One of my favorite quotes (attributed to Ian Maclaren) goes something like this: “Be kind, for everyone you meet is fighting a hard battle.” Maybe a more non-violent phrasing is, “Be kind, for everyone you meet is falling apart.” It can be sad to fall. We feel it in the rawest recesses of our tender hearts. So we love, and we live, and we let go. We accept the reality of impermanence, and that “there’s nothing you can hold for very long.” (Hunter/Garcia, Stella Blue). And we try to do it all from a place of wisdom, clarity, sanity and kindness. And this is called being alive.
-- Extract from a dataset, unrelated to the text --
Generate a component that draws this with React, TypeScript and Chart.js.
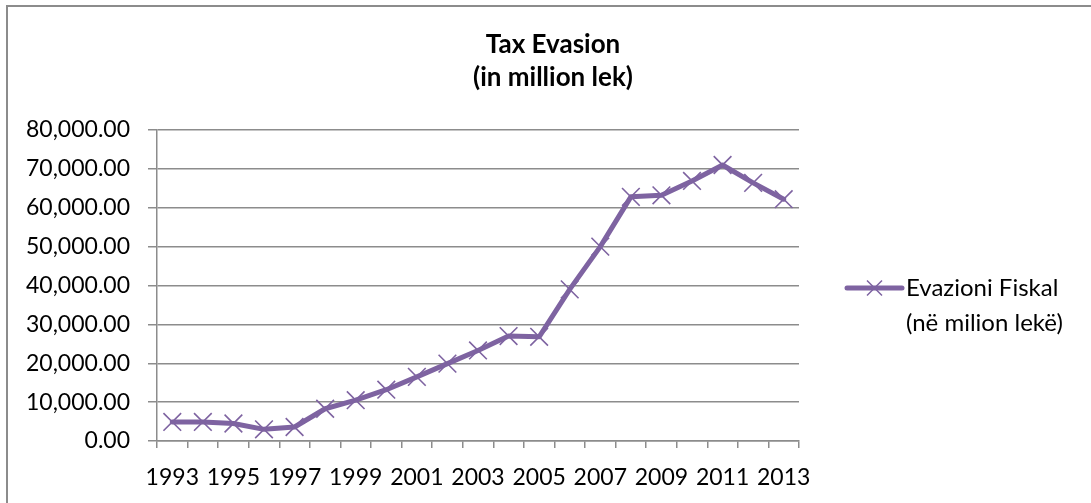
import { useEffect, useRef } from 'react';
import { Chart, registerables } from 'chart.js';

Chart.register(...registerables);

// Annual estimate of tax evasion, million lek
const YEARS = [
  '1993', '1994', '1995', '1996', '1997', '1998', '1999', '2000', '2001', '2002', '2003',
  '2004', '2005', '2006', '2007', '2008', '2009', '2010', '2011', '2012', '2013',
];
const TAX_EVASION = [
  4900, 4900, 4500, 3000, 3600, 8300, 10500, 13200, 16500, 19900, 23300,
  27000, 26800, 39000, 50000, 62800, 63200, 66900, 71000, 66400, 62200,
];
const TITLE_LINES = ['Tax Evasion', '(in million lek)'];
const SERIES_LABEL_LINES = ['Evazioni Fiskal', '(në milion lekë)'];
const Y_MIN = 0;
const Y_MAX = 80000;
const Y_STEP = 10000;

const PURPLE = '#7E63A1';
const GRID = '#8c8c8c';
const FONT = 'Lato';

const headingPlugin = {
  id: 'heading',
  afterDraw(chart: any) {
    const { ctx } = chart;
    ctx.save();
    ctx.font = `bold 26px ${FONT}`;
    ctx.fillStyle = '#000';
    ctx.textAlign = 'center';
    ctx.textBaseline = 'middle';
    const cx = chart.width / 2 + 7.5;
    TITLE_LINES.forEach((t, i) => ctx.fillText(t, cx, 45 + i * 33));
    ctx.restore();
  },
};

const sideLegendPlugin = {
  id: 'sideLegend',
  afterDraw(chart: any) {
    const { ctx, chartArea } = chart;
    const x0 = chartArea.right + 48;
    const y0 = chartArea.top + 158;
    ctx.save();
    ctx.strokeStyle = PURPLE;
    ctx.lineCap = 'round';
    ctx.lineWidth = 5;
    ctx.beginPath();
    ctx.moveTo(x0, y0);
    ctx.lineTo(x0 + 55, y0);
    ctx.stroke();
    const cx = x0 + 27.5;
    const d = 7.5;
    ctx.lineWidth = 1.5;
    ctx.lineCap = 'butt';
    ctx.beginPath();
    ctx.moveTo(cx - d, y0 - d);
    ctx.lineTo(cx + d, y0 + d);
    ctx.moveTo(cx - d, y0 + d);
    ctx.lineTo(cx + d, y0 - d);
    ctx.stroke();
    ctx.font = `24px ${FONT}`;
    ctx.fillStyle = '#000';
    ctx.textAlign = 'left';
    ctx.textBaseline = 'middle';
    SERIES_LABEL_LINES.forEach((t, i) => ctx.fillText(t, x0 + 59, y0 + i * 35));
    ctx.restore();
  },
};

export default function App() {
  const canvasRef = useRef<HTMLCanvasElement | null>(null);

  useEffect(() => {
    const canvas = canvasRef.current;
    if (!canvas) return;
    const chart = new Chart(canvas, {
      type: 'line',
      data: {
        labels: YEARS,
        datasets: [
          {
            label: SERIES_LABEL_LINES.join(' '),
            data: TAX_EVASION,
            borderColor: PURPLE,
            backgroundColor: PURPLE,
            borderWidth: 5,
            borderJoinStyle: 'round',
            borderCapStyle: 'round',
            tension: 0,
            pointStyle: 'crossRot',
            pointRadius: 12.5,
            pointBorderWidth: 1.6,
            pointBorderColor: PURPLE,
            pointBackgroundColor: PURPLE,
          },
        ],
      },
      options: {
        responsive: false,
        animation: false,
        devicePixelRatio: 1,
        layout: { padding: { left: 15, top: 130, right: 292, bottom: 0 } },
        plugins: {
          legend: { display: false },
          title: { display: false },
          tooltip: { enabled: false },
        },
        scales: {
          x: {
            type: 'category',
            offset: true,
            grid: {
              offset: true,
              drawOnChartArea: false,
              drawTicks: true,
              tickLength: 7,
              color: GRID,
              lineWidth: 1.5,
            },
            border: { color: GRID, width: 1.5 },
            ticks: {
              autoSkip: false,
              maxRotation: 0,
              minRotation: 0,
              padding: 16,
              color: '#000',
              font: { family: FONT, size: 23 },
              callback: (_v: any, i: number) => (i % 2 === 0 ? YEARS[i] : ''),
            },
            afterFit: (s: any) => {
              s.height = 62;
            },
          },
          y: {
            min: Y_MIN,
            max: Y_MAX,
            grid: {
              color: GRID,
              lineWidth: 1.5,
              tickLength: 9,
            },
            border: { color: GRID, width: 1.5 },
            ticks: {
              stepSize: Y_STEP,
              padding: 18,
              color: '#000',
              font: { family: FONT, size: 23 },
              callback: (v: any) =>
                Number(v).toLocaleString('en-US', {
                  minimumFractionDigits: 2,
                  maximumFractionDigits: 2,
                }),
            },
            afterFit: (s: any) => {
              s.width = 142;
            },
          },
        },
      },
      plugins: [headingPlugin, sideLegendPlugin],
    });
    return () => chart.destroy();
  }, []);

  return (
    <div style={{ position: 'fixed', left: 0, top: 0, width: 1091, height: 503, background: '#fff' }}>
      <div
        style={{
          position: 'absolute',
          left: 6,
          top: 5,
          width: 1100,
          height: 520,
          borderTop: '2px solid #8c8c8c',
          borderLeft: '2px solid #8c8c8c',
        }}
      />
      <canvas ref={canvasRef} width={1091} height={503} style={{ position: 'absolute', left: 0, top: 0 }} />
    </div>
  );
}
Here is a beautiful story from Thich Nhat Hanh (Peace Is Every Step: The Path of Mindfulness in Everyday Life), reminding us of the inevitability, beauty and even joy inherent in impermanence:
I asked the leaf whether it was frightened because it was autumn and the other leaves were falling. The leaf told me, “No. During the whole spring and summer I was completely alive. I worked hard to help nourish the tree, and now much of me is in the tree. I am not limited by this form. I am also the whole tree, and when I go back to the soil, I will continue to nourish the tree. So I don’t worry at all. As I leave this branch and float to the ground, I will wave to the tree and tell her, ‘I will see you again very soon.’”
That day there was a wind blowing and, after a while, I saw the leaf leave the branch and float down to the soil, dancing joyfully, because as it floated it saw itself already there in the tree. It was so happy. I bowed my head, knowing that I have a lot to learn from the leaf.
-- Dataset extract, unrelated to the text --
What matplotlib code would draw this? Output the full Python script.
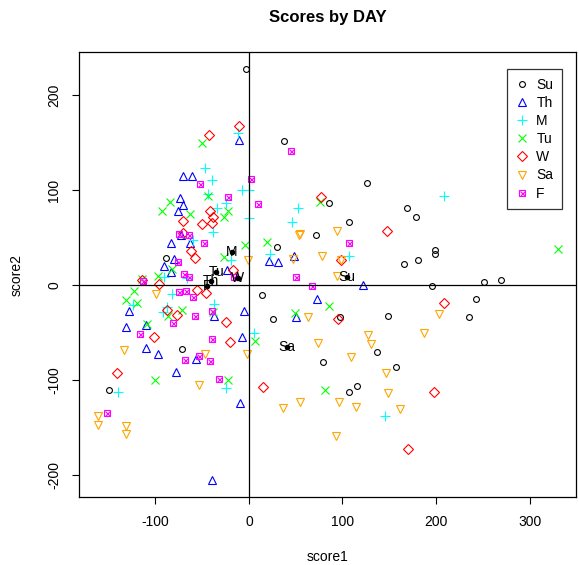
import matplotlib
matplotlib.use("Agg")
import matplotlib.pyplot as plt
import numpy as np
from matplotlib.legend_handler import HandlerTuple

plt.rcParams['font.family'] = ['Liberation Sans', 'DejaVu Sans']
plt.rcParams['axes.unicode_minus'] = False

# day groups (score1, score2)
su_x = [-3, 37, -89, 14, 26, -72, -150, 126, 86, 169, 179, 107, 72, 199, 199, 166, 181,
        251, 269, 196, 97, 149, 243, 235, 137, 79, 157, 107, 116, 30]
su_y = [227, 152, 28, -10, -36, -67, -110, 107, 86, 81, 72, 66, 53, 37, 33, 22, 26,
        3, 5, -1, -34, -33, -15, -34, -70, -81, -86, -113, -106, 40]

th_x = [-11, -71, -61, -74, -70, -76, -83, -73, -63, -80, -91, -83, 21, 31, 48, -23,
        -128, -37, -5, -131, -110, -7, 50, -110, -97, -57, -78, -10, -40, 73, 122]
th_y = [153, 115, 115, 92, 84, 78, 44, 53, 44, 27, 20, 14, 25, 24, 31, 16,
        -27, -33, -27, -44, -42, -55, -34, -66, -72, -78, -91, -124, -205, -15, 0]

m_x = [-12, -47, -39, -7, 0, -44, -34, -25, 52, 46, 22, -19, -38, 0, -60, -66, -91,
       -124, -82, -88, -92, -37, 5, -25, -140, 209, 107, 145]
m_y = [160, 123, 111, 100, 100, 96, 81, 86, 81, 66, 33, 26, 56, 71, 47, 7, 8,
       -21, -9, -23, -28, -20, -50, -108, -112, 94, 31, -138]

tu_x = [-50, -44, -84, -93, -63, -22, -27, -4, 19, -82, -97, -114, -27, -123, -131,
        -120, -72, -86, -109, 7, 49, -100, -22, 76, 330, 86, 81, -38]
tu_y = [150, 94, 87, 78, 75, 78, 72, 42, 45, 17, 10, 6, 30, -6, -16,
        -19, -26, -32, -41, -59, -29, -100, -100, 87, 38, -22, -110, -28]

w_x = [-11, -43, -42, -38, -71, -50, -39, -70, -62, -58, -17, -114, -96, -55, -46,
       -88, -77, -25, -102, -20, -141, 15, 77, 148, 98, 95, 208, 198, 170]
w_y = [167, 158, 78, 72, 67, 64, 65, 55, 36, 29, 16, 5, 1, -5, -8,
       -26, -31, -39, -55, -60, -93, -107, 93, 57, 26, -36, -19, -112, -173]

sa_x = [53, 47, -1, -99, 63, -134, -47, -2, -53, 36, 55, -161, -161, -131, -131, 94,
        55, 78, 98, 94, 203, 127, 130, 187, 74, 109, 146, 149, 96, 114, 161, 93]
sa_y = [53, 27, 26, -9, -34, -68, -72, -72, -105, -129, -123, -138, -147, -148, -157, 57,
        54, 31, 26, 10, -30, -52, -62, -50, -61, -76, -92, -114, -123, -128, -130, -159]

f_x = [45, -52, 2, -22, 10, 50, -75, -64, -48, -76, -69, -64, -113, -16, -75, -67, -60,
       -58, -39, -81, -116, -40, -68, -53, -42, -32, -152, 107, 67]
f_y = [141, 106, 112, 93, 85, 9, 54, 53, 44, 24, 12, 8, 4, 9, -7, -6, -13,
       -32, -27, -40, -51, -57, -79, -75, -80, -99, -135, 44, -1]

# group centres (labelled black dots)
cen_lab = ["Su", "Th", "M", "Tu", "W", "Sa", "F"]
cen_x = [105, -41, -18, -35, -12, 41, -45]
cen_y = [8, 4, 35, 14, 7, -65, -1]

days = ["Su", "Th", "M", "Tu", "W", "Sa", "F"]
xs = [su_x, th_x, m_x, tu_x, w_x, sa_x, f_x]
ys = [su_y, th_y, m_y, tu_y, w_y, sa_y, f_y]
cols = ["black", "blue", "cyan", "#00ff00", "red", "orange", "magenta"]
marks = ["o", "^", "+", "x", "D", "v", "s"]
sizes = [4.2, 6.0, 6.5, 6.0, 4.6, 6.0, 4.6]

fig = plt.figure(figsize=(5.79, 5.65), dpi=100)
ax = fig.add_axes([0.137, 0.1204, 0.858, 0.787])

handles = []
for d, x, y, c, mk, s in zip(days, xs, ys, cols, marks, sizes):
    h = ax.plot(x, y, linestyle="none", marker=mk, markersize=s,
                markerfacecolor="none" if mk not in ("+", "x") else c,
                markeredgecolor=c, markeredgewidth=0.8, label=d)[0]
    if d == "F":
        h2 = ax.plot(x, y, linestyle="none", marker="x", markersize=3.6,
                     color=c, markeredgewidth=0.8)[0]
        handles.append((h, h2))
    else:
        handles.append(h)

ax.axhline(0, color="black", lw=0.9)
ax.axvline(0, color="black", lw=0.9)

ax.plot(cen_x, cen_y, "o", color="black", markersize=3)
for lab, x, y in zip(cen_lab, cen_x, cen_y):
    ax.text(x, y, lab, ha="center", va="center", fontsize=10)

ax.set_xlim(-181.3, 349.7)
ax.set_ylim(-223, 245)
ax.set_xticks([-100, 0, 100, 200, 300])
ax.set_yticks([-200, -100, 0, 100, 200])
ax.tick_params(direction="out", length=5, width=0.8, labelsize=10, pad=8)
for lbl in ax.get_yticklabels():
    lbl.set_rotation(90)
    lbl.set_va("center")
for sp in ax.spines.values():
    sp.set_linewidth(0.9)

ax.set_xlabel("score1", fontsize=10, labelpad=15)
ax.set_ylabel("score2", fontsize=10, labelpad=17)
ax.set_title("Scores by DAY", fontsize=12, fontweight="bold", pad=22)

leg = ax.legend(handles, days, loc="upper right", bbox_to_anchor=(0.971, 0.962),
                borderaxespad=0, fancybox=False, edgecolor="#333333", framealpha=1,
                fontsize=10, handlelength=1.0, handletextpad=0.5, labelspacing=0.3,
                borderpad=0.6, handler_map={tuple: HandlerTuple(ndivide=1, pad=0)})
leg.get_frame().set_linewidth(0.9)

fig.savefig("out.png", dpi=100)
The leaf, our children, our own tender hearts — we have so much to learn from all of these teachers about impermanence and everything else.
Thankfully, Jasper is doing much better. He is on a healing path, back at school, still slightly symptomatic but improving every day. His mood and attitude have been amazing throughout. We are accepting the reality of his injury and also holding positive thoughts and wishes for his health and well-being and recovery. As always, he has been one of my greatest teachers throughout this process. Along with meditating on impermanence. I highly recommend it. Here’s how….
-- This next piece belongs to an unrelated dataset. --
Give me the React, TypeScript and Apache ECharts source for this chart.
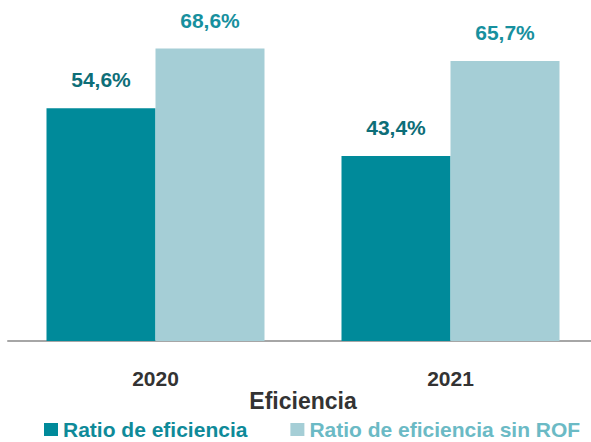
import React, { useEffect, useRef } from "react";
import * as echarts from "echarts";

const categories = ["2020", "2021"];
const ratioEficiencia = [54.6, 43.4];
const ratioSinROF = [68.6, 65.7];
const seriesNames = ["Ratio de eficiencia", "Ratio de eficiencia sin ROF"];
const axisTitle = "Eficiencia";

const FONT = "'Liberation Sans', Arial, sans-serif";

export default function App() {
  const ref = useRef<HTMLDivElement>(null);
  useEffect(() => {
    if (!ref.current) return;
    const chart = echarts.init(ref.current, undefined, { renderer: "svg" });
    const fmt = (p: any) => p.value.toFixed(1).replace(".", ",") + "%";
    chart.setOption({
      animation: false,
      grid: { left: 8, width: 590, top: 0, height: 341, outerBoundsMode: "none", containLabel: false },
      legend: {
        left: 39,
        top: 414,
        icon: "rect",
        itemWidth: 14,
        itemHeight: 13,
        itemGap: 43,
        textStyle: { fontFamily: FONT, fontWeight: "bold", fontSize: 21 },
        data: [
          { name: seriesNames[0], textStyle: { color: "#0E8A99" } },
          { name: seriesNames[1], textStyle: { color: "#6BBAC5" } },
        ],
      },
      xAxis: {
        type: "category",
        data: categories,
        axisTick: { show: false },
        axisLine: { lineStyle: { color: "#A6A6A6", width: 2 } },
        axisLabel: {
          margin: 27,
          color: "#333333",
          fontFamily: FONT,
          fontWeight: "bold",
          fontSize: 21,
        },
        name: axisTitle,
        nameLocation: "middle",
        nameGap: 48,
        nameMoveOverlap: false,
        nameTextStyle: {
          color: "#333333",
          fontFamily: FONT,
          fontWeight: "bold",
          fontSize: 23,
        },
      },
      yAxis: { type: "value", min: 0, max: 80, show: false },
      series: [
        {
          name: seriesNames[0],
          type: "bar",
          data: ratioEficiencia,
          barWidth: 109,
          barGap: "0%",
          itemStyle: { color: "#008A9A" },
          label: {
            show: true,
            position: "top",
            distance: 18,
            formatter: fmt,
            color: "#0D6E78",
            fontFamily: FONT,
            fontWeight: "bold",
            fontSize: 21,
          },
        },
        {
          name: seriesNames[1],
          type: "bar",
          data: ratioSinROF,
          barWidth: 109,
          barGap: "0%",
          itemStyle: { color: "#A5CED6" },
          label: {
            show: true,
            position: "top",
            distance: 18,
            formatter: fmt,
            color: "#17909E",
            fontFamily: FONT,
            fontWeight: "bold",
            fontSize: 21,
          },
        },
      ],
    });
    return () => chart.dispose();
  }, []);
  return (
    <div
      ref={ref}
      style={{ position: "fixed", left: 0, top: 0, width: 591, height: 442, background: "#fff" }}
    />
  );
}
September Meditation Tip: Ride the Wave of Impermanence
Sitting in mindfulness practice provides a wonderful opportunity for improving our ability to notice and accept the ever-changing nature of all phenomena. We can see impermanence most obviously with the breath. The breath is always moving, in and out, in and out, no two breaths identical. Another place to look for and practice befriending impermanence is with sensations in the body. The next time you have an itch while meditating, don’t scratch it. Rather, bring your full attention to it. Watch it as it grows, or shrinks, or moves. Get intimate with the sensation in a way you never have before. And eventually, certainly, it will recede. Without you having anything to say about it. You can watch any bodily sensation like this: a pain in the knee, an ache in the back, tension in the shoulders, tingling in the feet. Whatever the sensation, bring all your mindfulness to it and just watch it transform. It may pulse, throb, shift, grow, shrink, move, etc. Nothing stays the same. Everything is constantly in flux. This, too, shall pass. Believe it, accept it, and watch your suffering decrease as a result!